Philly, Boy Scouts End Gay-Rights Battle Over HQ
PHILADELPHIA (AP) -- A Boy Scouts chapter that won the right to ban gays from its city-owned headquarters at a federal trial in Philadelphia said it has negotiated a deal to end the decade-long dispute with city officials.
The city had threatened to evict the scouts for violating its anti-discrimination laws, and urged the group to reject national Boy Scouts of America policies that ban gays. But a jury this year found the eviction would infringe on the private group's right to free association.
Rather than appeal, the city will instead offer to sell the building to the Cradle of Liberty Council for $500,000, less than half its $1.1 million value, council lawyer Jason Gosselin said Wednesday. In exchange, the scouts will forgive the nearly $1 million in legal fees the city was ordered to pay the scouts after losing the case.
"At the end of the day, the Boy Scouts will be writing a check to the city, rather than the other way around," Gosselin told The Associated Press. "This is a better solution than having to go through an appeals process."
City solicitor Shelley Smith and council attorney Sandra Girifalco said in a joint statement Wednesday night that all parties had worked hard to find an equitable solution.
"What we have on the table is a win-win situation that resolves the lawsuit, saves the city $1 million and gives the Scouts the opportunity to buy the headquarters they have been in for 80 years," the statement said. The two said they expected that an ordinance for the building sale would be introduced before the City Council on Thursday.
The Boy Scout oath calls for members to be "morally straight," which the national group interprets to mean that gays cannot participate. In 2000, the Supreme Court ruled in a 5-4 split that the Boy Scouts, as a private group, can exclude gays.
The Cradle of Liberty Council, like other councils, has since tried to walk a fine line between appeasing the city, the United Way and other supporters, and the Irving, Texas-based Boy Scouts of America.
In 2003, it passed its own nondiscrimination policy but was forced to retrench when the Boy Scouts of America ordered it to conform with national rules.
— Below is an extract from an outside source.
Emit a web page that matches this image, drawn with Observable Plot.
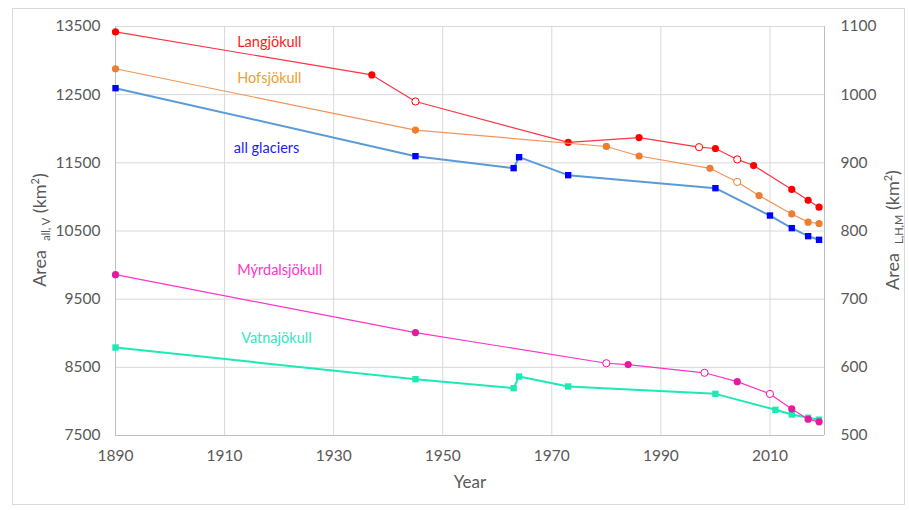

Jurors at the eight-day trial felt the council was "between a rock and a hard place," in the words of the foreman, a former Eagle Scout from Lancaster County.
In Philadelphia, the council enjoys $1-a-year rent at the prime downtown site, a stately Depression-era building the scouts had built and maintained on city land. Rent is valued at about $200,000 a year. The council serves up to 75,000 children a year in various programs, including life-skills programs open to girls as well as boys.
There has been just one known case of a gay scout being ousted from the Philadelphia chapter, but the city argued at the June trial that many gay youths may be scared off by the national policy.
Former Scout Greg Lattera, then 25, testified at trial that scouting had meant the world to him as an inner-city child. He said he had not intended to become a flag bearer for gay rights when he spoke about being gay while wearing his scout uniform in a TV news interview. But the publicity cost him his scouts membership, he testified.
A city lawyer at trial urged Cradle of Liberty leaders to muster "the courage of their convictions" and fight the national office.
"This is a conversation taking place all across the country," Gosselin said Wednesday, speaking of gay rights in society and in scouting. "I don't think this conflict is going away, but hopefully it is with the Boy Scouts and the city of Philadelphia."